Free shares granted under the « Macron law »: expected comments from the french tax authorities

Article 135 of the « Macron Law » (n° 2015-990 for economic growth and business dated August 6, 2015) amended in depth the regime applicable to free share awards by offering a more flexible legal framework and a more favorable tax and social security treatment both for the beneficiaries and the employer (see Annex). This new regime is applicable to grants of free shares which have been authorized by a decision of the Extraordinary General Meeting of the shareholders (“EGM”) taking place as from August 8, 2015.

The French tax authorities have just issued comments on this “Macron law” regime on June 13, 2016, while proposed amendments are currently being issued to try to put an end to the Macron law regime or significantly reduce its tax and social benefits less than one year the law was adopted(1).

The French tax authorities have made some important clarifications, and notably the following points:

• Foreign issuer: the specific tax and social security regime only concerns free shares whose grant has been authorized after August 8, 2015 by the corporate body entitled to do so under the foreign issuer’s law. The French tax authorities specify that the implementation of a French sub-plan by the board of directors or similar body even after August 8, 2015 but based on an authorization given prior to that date does not allow the benefit from the new regime to be applied.

• Withholding tax on the French source gains related to « Macron » free shares realized by non-French tax residents at the time of sale of the shares: the French tax authorities specified that the basis for determining the withholding tax (as provided for by article 182 A ter of the French tax code) could be reduced by the 50% or 65% rebate for holding period of the shares.

• Starting point for the calculation of the holding period of the shares: the holding period of the shares must be counted as from the date the shares are definitively acquired.
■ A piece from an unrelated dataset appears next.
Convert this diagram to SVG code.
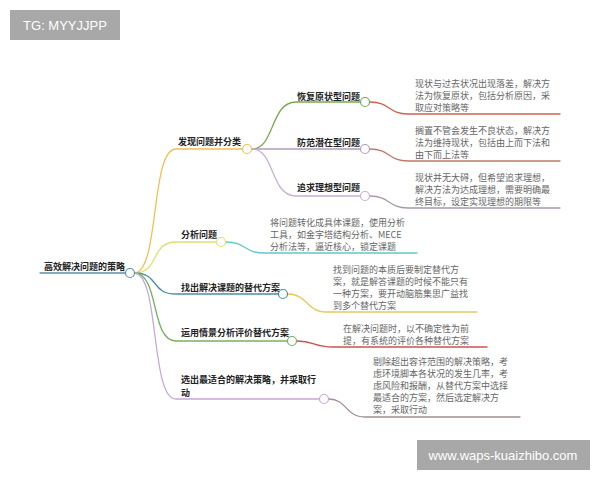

The French tax authorities specified that the holding period is counted as from the early acquisition date in the specific case of disability, if this case is allowed by the EGM. Also, when the heirs request the allocation of the free shares within the 6-month period as from the death of the beneficiary, the counting of the holding period begins as from the date of the heirs’ request.

The French tax authorities have also adapted some of their comments notably in order to take into account the regulatory or case-law developments, such as the implementation of the “Nominative Social Declaration” (or “DSN”) or the non-application of the rebate for the holding period of the shares to the capital loss (the capital loss is deducted in full from the acquisition gain, the remaining amount benefitting from the rebate for the holding period of the shares). The French tax authorities have also indicated that when the holding period provided for in the plan rules is not respected, even if this holding period is longer than the minimum period imposed by the law, the tax regime applicable to the acquisition gain is the standard one applicable to salary income.

1 - Proposed law “Charroux” dated April 13, 2016 whose purpose is to control remuneration as well as the proposed law “Sapin 2” dated March 30, 2016 which relates to the disclosure of information, the fight against corruption and the modernization of economy.

 

Annex: Main amendments applicable to free share awards provided for by the « Macron Law »

 

As a reminder, please find below the main amendments to the current regime applicable to free share awards by the « Macron Law »:

• Reduced “acquisition” and “holding” periods

The “Macron Law” has reduced the total acquisition and holding periods and allows the beneficiary to sell the shares after two years (four years for the previous plans). 
The minimum acquisition period is reduced from two to one year and the holding period is not obligatory. However, the cumulated periods of acquisition and holding shall not be less than two years, so that the holding period must be at least one year if the acquisition period is one year. The new regime creates therefore the possibility for a “1+1” or “2+0” formula a minima.

• An attractive tax and social security regime

- Income tax: taxation of the acquisition gain remains deferred to the time of sale of the shares, but this gain will be taxed as a capital gain.

- The acquisition gain will be thus subject to taxation at progressive rates, but could benefit from a rebate applicable to capital gains whose rate varies based on the holding period of the shares:
o 50% when shares have been held between two and eight years, and
o 65% when shares have been held for at least eight years.

- Social surtaxes: the acquisition gain will no longer be subject to social surtaxes applicable to employment income (8% rate), but will be subject to social surtaxes applicable to investment income at the 15.5% rate (of which 5.1% is deductible from income in the year of payment).

- Employee contribution: the 10% employee contribution is cancelled.

- Employer contribution: the contribution is reduced from 30% to 20%. The payment of this contribution is now due the month following the acquisition date of the shares (and no longer the month following the date of grant). This contribution applies to the actual value of the shares delivered. Under certain conditions, small and medium size companies are exempt from this specific employer contribution (and without being subject to the flat social rate).